William Howels (also Howells; 1778–1832) was a Welsh priest of the Church of England, known as an evangelical preacher.

==Life==
The eldest of 12 children of Samuel Howells, he was born in September 1778 at Llwynhelyg, a farmhouse near Cowbridge in Glamorgan. After some years' study under the Rev. John Walton of Cowbridge, and Dr. Williams, the master of Cowbridge school, he went in April 1800 to Wadham College, Oxford. He left the university in 1803 without a degree.

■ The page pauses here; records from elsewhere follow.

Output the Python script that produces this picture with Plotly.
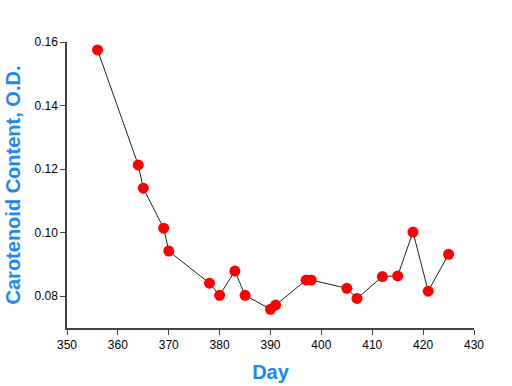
import plotly.graph_objects as go

days = [356, 364, 365, 369, 370, 378, 380, 383, 385, 390, 391, 397, 398, 405, 407, 412, 415, 418, 421, 425]
carotenoid = [0.1575, 0.1213, 0.1140, 0.1014, 0.0942, 0.0841, 0.0803, 0.0879, 0.0803, 0.0759,
              0.0772, 0.0851, 0.0851, 0.0825, 0.0793, 0.0862, 0.0864, 0.1002, 0.0816, 0.0932]
x_ticks = [350, 360, 370, 380, 390, 400, 410, 420, 430]
y_ticks = [0.08, 0.10, 0.12, 0.14, 0.16]
y_ticklabels = ["0.08", "0.10", "0.12", "0.14", "0.16"]

blue = "#1a88f5"

fig = go.Figure()
fig.add_trace(go.Scatter(
    x=days, y=carotenoid, mode="lines+markers",
    line=dict(color="#222222", width=1),
    marker=dict(color="#ff0000", size=11, line=dict(width=0)),
    showlegend=False,
))

fig.update_layout(
    width=512, height=386,
    margin=dict(l=67, r=38, t=42, b=58),
    plot_bgcolor="white", paper_bgcolor="white",
    font=dict(family="Liberation Sans, Arial, sans-serif", size=12, color="black"),
    xaxis=dict(
        range=[350, 430], tickvals=x_ticks, ticks="outside", ticklen=5,
        tickcolor="#444444", showline=True, linecolor="#444444", linewidth=1.5,
        showgrid=False, zeroline=False, automargin=False,
        title=dict(text="<b>Day</b>", font=dict(size=20, color=blue), standoff=14),
    ),
    yaxis=dict(
        range=[0.07, 0.16], tickvals=y_ticks, ticktext=y_ticklabels, ticks="outside",
        ticklen=5, tickcolor="#444444", showline=True, linecolor="#444444", linewidth=1.5,
        showgrid=False, zeroline=False, automargin=False,
        title=dict(text="<b>Carotenoid Content, O.D.</b>", font=dict(size=20, color=blue), standoff=8),
    ),
)

fig.write_html("out.html", config={"displayModeBar": False},
               post_script="document.body.style.margin='0';")
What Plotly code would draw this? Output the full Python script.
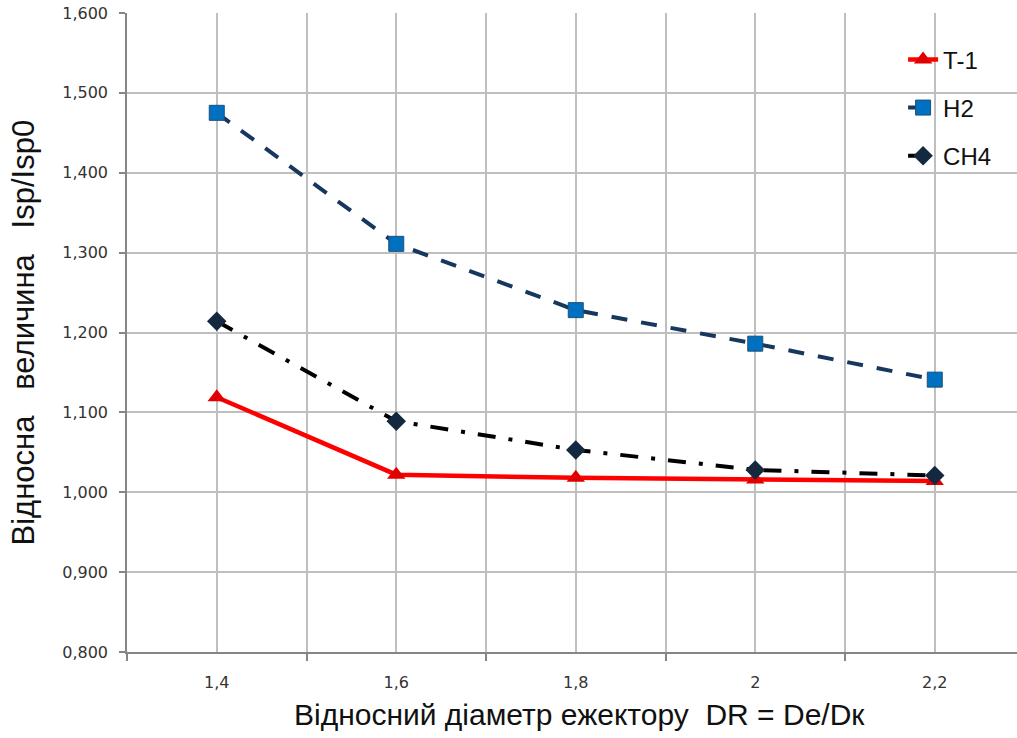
import plotly.graph_objects as go

x_vals = [1.4, 1.6, 1.8, 2.0, 2.2]
x_labels = ["1,4", "1,6", "1,8", "2", "2,2"]
t1 = [1.119, 1.022, 1.018, 1.016, 1.014]
h2 = [1.475, 1.311, 1.228, 1.186, 1.141]
ch4 = [1.214, 1.089, 1.053, 1.028, 1.021]
y_ticks = [0.8, 0.9, 1.0, 1.1, 1.2, 1.3, 1.4, 1.5, 1.6]
x_minor = [1.3, 1.5, 1.7, 1.9, 2.1]

fig = go.Figure()
fig.add_trace(go.Scatter(
    x=x_vals, y=t1, name="T-1", mode="lines+markers", legendgroup="a",
    line=dict(color="#FF0000", width=4.5),
    marker=dict(symbol="triangle-up", size=16, color="#E00000"),
))
fig.add_trace(go.Scatter(
    x=x_vals, y=h2, name="H2", mode="lines+markers", legendgroup="b",
    line=dict(color="#17375E", width=4, dash="16px,14px"),
    marker=dict(symbol="square", size=15, color="#0070C0",
                line=dict(color="#1F4E79", width=1)),
))
fig.add_trace(go.Scatter(
    x=x_vals, y=ch4, name="CH4", mode="lines+markers", legendgroup="c",
    line=dict(color="#000000", width=4, dash="18px,13px,4px,13px"),
    marker=dict(symbol="diamond", size=15, color="#14283F"),
))

grid_c = "#BFBFBF"
axis_c = "#868686"
tick_font = dict(family="DejaVu Sans", size=16, color="#333333")

fig.update_layout(
    width=1017, height=738,
    margin=dict(l=127, r=0, t=13, b=86),
    paper_bgcolor="white", plot_bgcolor="white",
    separators=", ",
    showlegend=True,
    legend=dict(
        x=0.872, y=0.962, xanchor="left", yanchor="top",
        bgcolor="rgba(0,0,0,0)", tracegroupgap=14,
        font=dict(family="Liberation Sans", size=24, color="#111111"),
    ),
    xaxis=dict(
        range=[1.3, 1.3 + 890 / 897.5],
        tickvals=x_vals, ticktext=x_labels, ticks="",
        showgrid=True, gridcolor=grid_c, gridwidth=1.5,
        showline=True, linecolor=axis_c, linewidth=1.5,
        zeroline=False, tickfont=tick_font, ticklabelstandoff=15,
        ticklabeloverflow="allow",
        minor=dict(tickvals=x_minor, ticks="outside", ticklen=7,
                   tickcolor=axis_c, tickwidth=1.5,
                   showgrid=True, gridcolor=grid_c, gridwidth=1.5),
    ),
    yaxis=dict(
        range=[0.8, 1.6], tickvals=y_ticks, tickformat=".3f",
        ticks="outside", ticklen=6, tickcolor=axis_c, tickwidth=1.5,
        showgrid=True, gridcolor=grid_c, gridwidth=1.5,
        showline=True, linecolor=axis_c, linewidth=1.5,
        zeroline=False, tickfont=tick_font, ticklabelstandoff=8,
        ticklabeloverflow="allow",
    ),
    annotations=[
        dict(text="Відносна\u00a0\u00a0\u00a0величина\u00a0\u00a0\u00a0Isp/Isp0",
             xref="paper", yref="paper", x=(23 - 127) / 890, y=0.5,
             xanchor="center", yanchor="middle", textangle=-90,
             showarrow=False,
             font=dict(family="Liberation Sans", size=31, color="#111111")),
        dict(text="Відносний діаметр ежектору\u00a0\u00a0DR = De/Dк",
             xref="paper", yref="paper", x=(579 - 127) / 890, y=(652 - 714) / 639,
             xanchor="center", yanchor="middle", showarrow=False,
             font=dict(family="Liberation Sans", size=30, color="#111111")),
    ],
)

fig.write_html(
    "out.html",
    config={"displayModeBar": False},
    post_script="document.body.style.margin='0';document.body.style.overflow='hidden';",
)
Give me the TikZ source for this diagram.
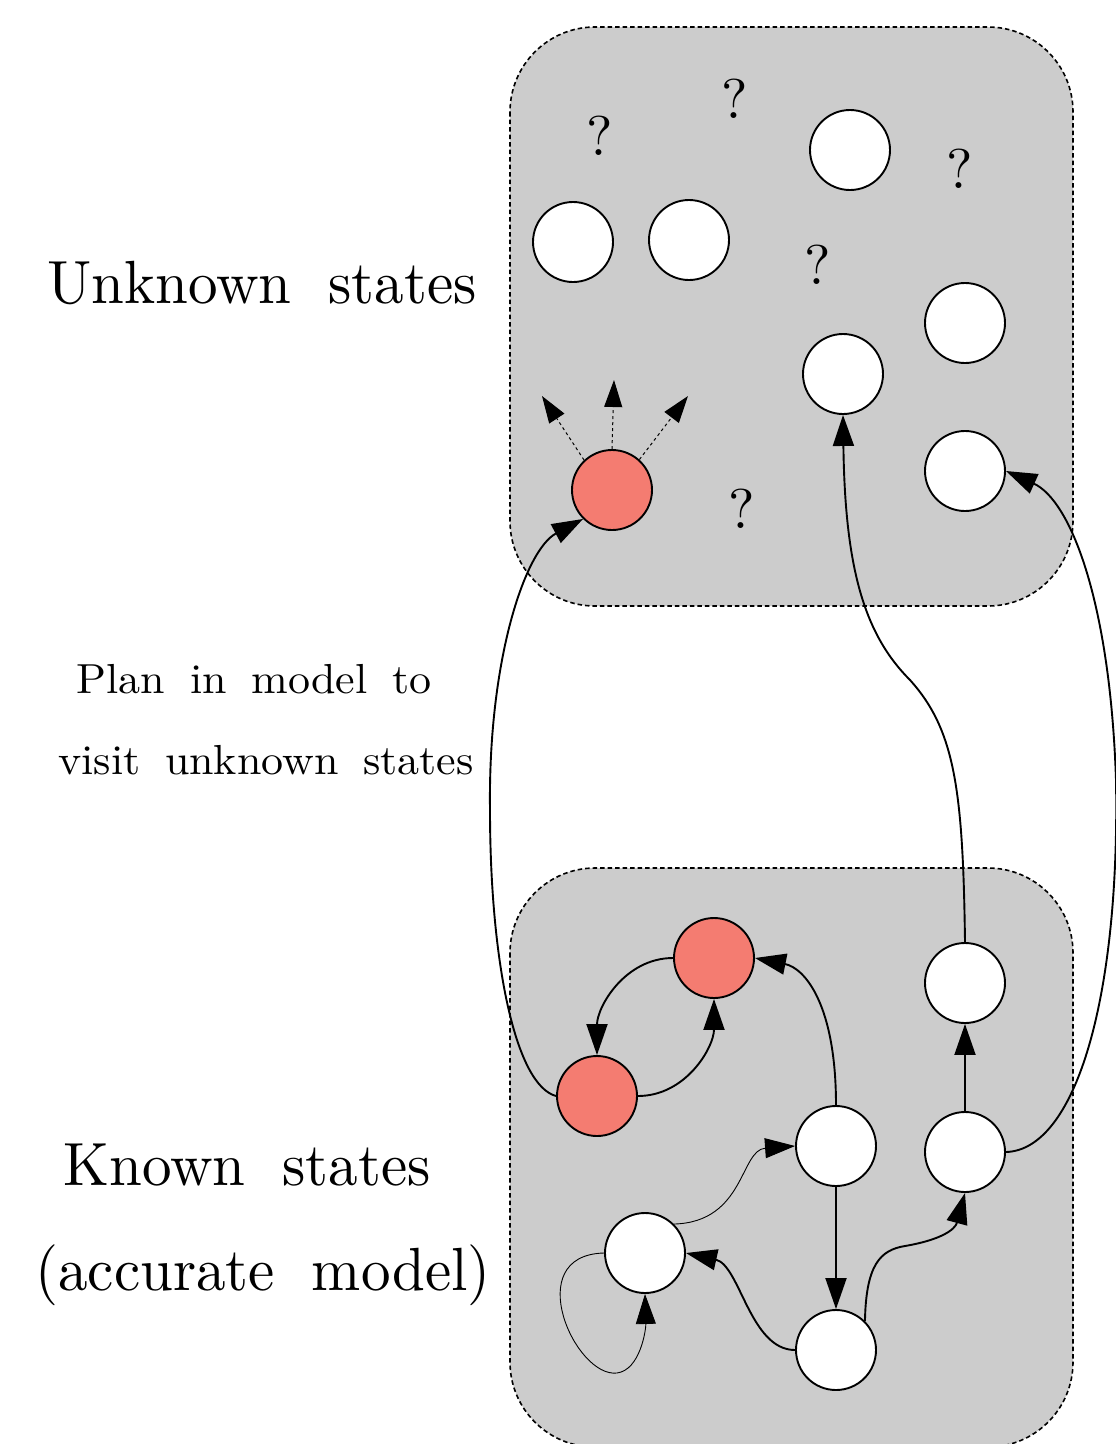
\documentclass[tikz,border=0pt]{standalone}
\usetikzlibrary{arrows.meta}
\definecolor{boxgray}{RGB}{204,204,204}
\definecolor{salmonred}{RGB}{244,124,113}
\begin{document}
\begin{tikzpicture}[x=1pt,y=-1pt,
  regionbox/.style={draw=black, fill=boxgray, line width=1.6pt, dash pattern=on 4.5pt off 3pt, rounded corners=85pt},
  state/.style={circle, draw=black, line width=1.9pt, fill=white, minimum size=80pt, inner sep=0pt},
  redstate/.style={state, fill=salmonred},
  conn/.style={line width=1.9pt, -{Triangle[length=31pt,width=21pt]}},
  thinconn/.style={line width=0.9pt, -{Triangle[length=30pt,width=20pt]}},
  dashconn/.style={line width=1pt, dash pattern=on 3pt off 3pt, -{Triangle[length=27pt,width=18pt]}},
  qmark/.style={inner sep=0pt, font=\fontsize{10}{12}\selectfont, scale=5.6},
  bigtxt/.style={inner sep=0pt, anchor=base, font={\fontsize{10}{12}\selectfont\spaceskip=6.3pt\relax}, xscale=5.9, yscale=6.1},
  smalltxt/.style={inner sep=0pt, anchor=base, font={\fontsize{10}{12}\selectfont\spaceskip=5.6pt\relax}, xscale=4.4, yscale=4.2}
]
\useasboundingbox (0,0) rectangle (1116,1444);

% region boxes
\draw[regionbox] (510,27) rectangle (1073,606);
\draw[regionbox] (510,868) rectangle (1073,1447);

% unknown states
\node[state] (A) at (573,242) {};
\node[state] (B) at (689,240) {};
\node[state] (C) at (850,150) {};
\node[state] (D) at (965,323) {};
\node[state] (E) at (843,374) {};
\node[state] (F) at (965,471) {};
\node[redstate] (R) at (612,490) {};

\node[qmark] (q1) at (600,136) {?};
\node[qmark] (q2) at (735,99) {?};
\node[qmark] (q3) at (960,169) {?};
\node[qmark] (q4) at (818,265) {?};
\node[qmark] (q5) at (742,509) {?};

% known states
\node[redstate] (P) at (714,958) {};
\node[redstate] (Q) at (597,1096) {};
\node[state] (G) at (836,1146) {};
\node[state] (H) at (965,983) {};
\node[state] (I) at (965,1152) {};
\node[state] (J) at (645,1253) {};
\node[state] (K) at (836,1350) {};

% free ends of the exploratory arrows
\coordinate (dl) at (542,396);
\coordinate (dm) at (614,380);
\coordinate (dr) at (688,396);

\draw[dashconn] (R.133) -- (dl);
\draw[dashconn] (R.90) -- (dm);
\draw[dashconn] (R.48) -- (dr);

% edges in known region
\draw[conn] (P.west) to[out=180,in=90] (Q.north);
\draw[conn] (Q.east) to[out=0,in=-90] (P.south);
\draw[conn] (G.north) .. controls (836,1005) and (805,968) .. (P.east);
\draw[conn] (G.south) -- (K.north);
\draw[conn] (K.west) .. controls (750,1350) and (740,1265) .. (J.east);
\draw[conn] (K.north east) .. controls (866,1265) and (880,1250) .. (905,1246)
   .. controls (940,1240) and (955,1230) .. (I.south);
\draw[conn] (I.north) -- (H.south);
\draw[thinconn] (J.45) .. controls (745,1222) and (740,1150) .. (G.west);
\draw[thinconn] (J.west) .. controls (520,1255) and (575,1378) .. (617,1373)
   .. controls (640,1370) and (646,1330) .. (J.south);

% edges between regions
\draw[conn] (Q.west) .. controls (515,1085) and (490,960) .. (490,810)
   .. controls (488,660) and (525,550) .. (R.south west);
\draw[conn] (H.north) .. controls (963,790) and (955,730) .. (910,680)
   .. controls (865,635) and (845,570) .. (E.south);
\draw[conn] (I.east) .. controls (1075,1150) and (1120,1000) .. (1116,780)
   .. controls (1110,600) and (1070,500) .. (F.east);

% labels
\node[bigtxt] (t1) at (262,303) {Unknown states};
\node[smalltxt] (t2) at (254,693) {Plan in model to};
\node[smalltxt] (t3) at (266,774) {visit unknown states};
\node[bigtxt] (t4) at (247,1185) {Known states};
\node[bigtxt] (t5) at (263,1290) {(accurate model)};
\end{tikzpicture}
\end{document}
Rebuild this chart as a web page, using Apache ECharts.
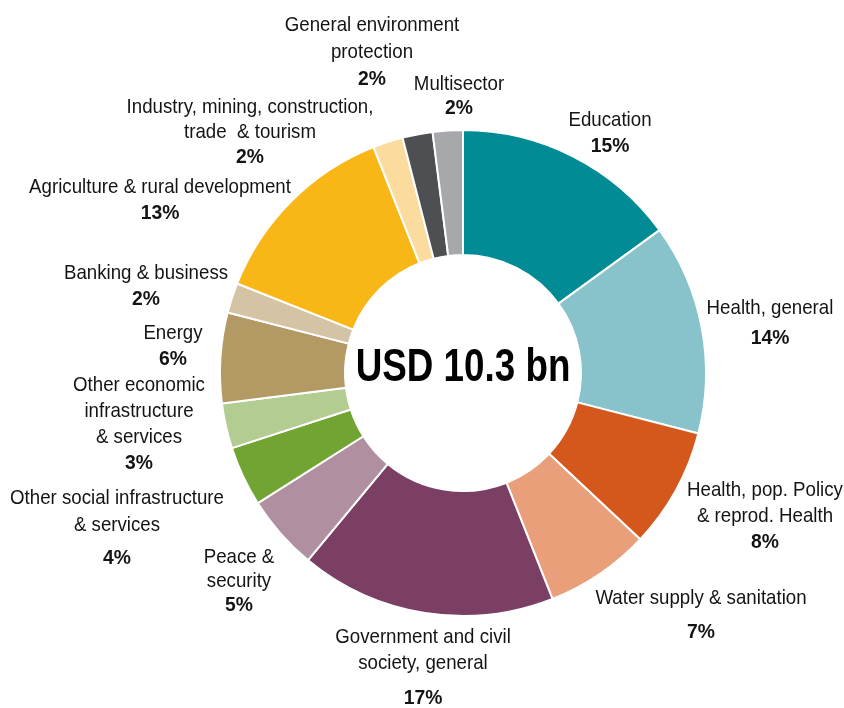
<!DOCTYPE html>
<html>
<head>
<meta charset="utf-8">
<script src="https://cdn.jsdelivr.net/npm/echarts@6/dist/echarts.min.js"></script>
<style>
html,body{margin:0;padding:0;background:#fff;}
#chart{width:844px;height:708px;}
</style>
</head>
<body>
<div id="chart"></div>
<script>
// ---- data ----
var categories = [
  "Education",
  "Health, general",
  "Health, pop. Policy\n& reprod. Health",
  "Water supply & sanitation",
  "Government and civil\nsociety, general",
  "Peace &\nsecurity",
  "Other social infrastructure\n& services",
  "Other economic\ninfrastructure\n& services",
  "Energy",
  "Banking & business",
  "Agriculture & rural development",
  "Industry, mining, construction,\ntrade  & tourism",
  "General environment\nprotection",
  "Multisector"
];
var shares = [15, 14, 8, 7, 17, 5, 4, 3, 6, 2, 13, 2, 2, 2];
var totalLabel = "USD 10.3 bn";

// ---- styling (kept apart from data) ----
var colors = ["#008B95","#88C3CC","#D4581C","#E9A07A","#7A3F63","#B08FA0","#72A434",
              "#B2CC91","#B39A65","#D4C4A5","#F9B617","#FCDC9E","#4D4F53","#A7A8AC"];
// label anchor: [centerX, topY, lineHeight, pctLineHeight]
var labelAnchors = [
  [610, 107, 26, 26],
  [770, 295, 26, 34],
  [765, 477, 26, 26],
  [701, 585, 26, 42],
  [423, 624, 26, 44],
  [239, 545, 24, 24],
  [117, 485, 27, 38],
  [139, 372, 26, 26],
  [173, 320, 26, 26],
  [146, 260, 26, 26],
  [160, 174, 26, 26],
  [250, 95, 25, 25],
  [372, 12, 27, 26],
  [459, 72, 24, 24]
];
var FONT = "'Liberation Sans', Arial, sans-serif";
var LABEL_SIZE = 21, NAME_SCALE = 0.89, PCT_SCALE = 0.92;
var TEXT_COLOR = '#141414';

var data = categories.map(function(c, i){
  return {name: c, value: shares[i], itemStyle: {color: colors[i]}};
});

// label texts as graphic elements (condensed via horizontal scale)
var graphics = [];
categories.forEach(function(c, i){
  var a = labelAnchors[i];
  var lines = c.split('\n');
  var yc = a[1] + a[2] / 2;
  lines.forEach(function(l, k){
    graphics.push({
      type: 'text', x: a[0], y: yc, scaleX: NAME_SCALE, silent: true,
      style: {text: l, align: 'center', verticalAlign: 'middle',
              font: 'normal ' + LABEL_SIZE + 'px ' + FONT, fill: TEXT_COLOR}
    });
    yc += a[2];
  });
  yc = yc - a[2] / 2 + a[3] / 2;
  graphics.push({
    type: 'text', x: a[0], y: yc, scaleX: PCT_SCALE, silent: true,
    style: {text: shares[i] + '%', align: 'center', verticalAlign: 'middle',
            font: 'bold ' + LABEL_SIZE + 'px ' + FONT, fill: TEXT_COLOR}
  });
});
graphics.push({
  type: 'text', x: 463, y: 368, scaleX: 0.8, silent: true,
  style: {text: totalLabel, align: 'center', verticalAlign: 'middle',
          font: 'bold 46px ' + FONT, fill: '#000'}
});

var chart = echarts.init(document.getElementById('chart'), null, {renderer: 'canvas'});
chart.setOption({
  animation: false,
  backgroundColor: '#fff',
  graphic: graphics,
  series: [{
    type: 'pie',
    center: [463, 373],
    radius: [118, 243],
    startAngle: 90,
    clockwise: true,
    avoidLabelOverlap: false,
    itemStyle: {borderColor: '#fff', borderWidth: 2},
    label: {show: false},
    labelLine: {show: false},
    emphasis: {disabled: true},
    data: data
  }]
});
</script>
</body>
</html>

An elegy by Howels on his tutor Walton in 1797, published in the Gloucester Journal, was noticed by Robert Raikes, who offered him journalistic work. At Oxford he was under Baptist influence; but he was ordained by Richard Watson, bishop of Llandaff, in June 1804, to the curacy of Llangan in Glamorgan. Both he and his vicar drew adverse comment by preaching at Methodist chapels.

In 1812 Howels became curate in the united London parishes of St Andrew-by-the-Wardrobe and St Anne, Blackfriars, to William Goode, who died in 1816. In 1817 he moved on as the lessee of the episcopal chapel in Long Acre, where he gathered together an audience. His strongly evangelical sermons were popular, and his self-denying life, though with eccentricities, baffled critics.

Howels died on 18 November 1832, and was buried in a vault under Holy Trinity Church, Cloudesley Square, Islington. In the church itself a tablet was placed to his memory. His views were taken at the time to be Calvinistic Methodist, and he strongly opposed those of the Irvingites.

==Works==
Collections of sermons and prayers by Howels appeared after his death:

- Remains of the Rev. William Howels, edited by William Prior Moore, Dublin, 1833; new ed., London, 1852.
- Twelve Sermons, London, 1835.
- Sermons, with a Memoir by Charles Bowdler, London, 2 vols.
- Twenty Sermons, London, 1835.
- Fifty-two Sermons from Notes, by H. H. White, London, 1836.
- Prayers before and after the Sermon, London.
- Choice Sentences, edited by the Rev. W. Bruce, London, 1850.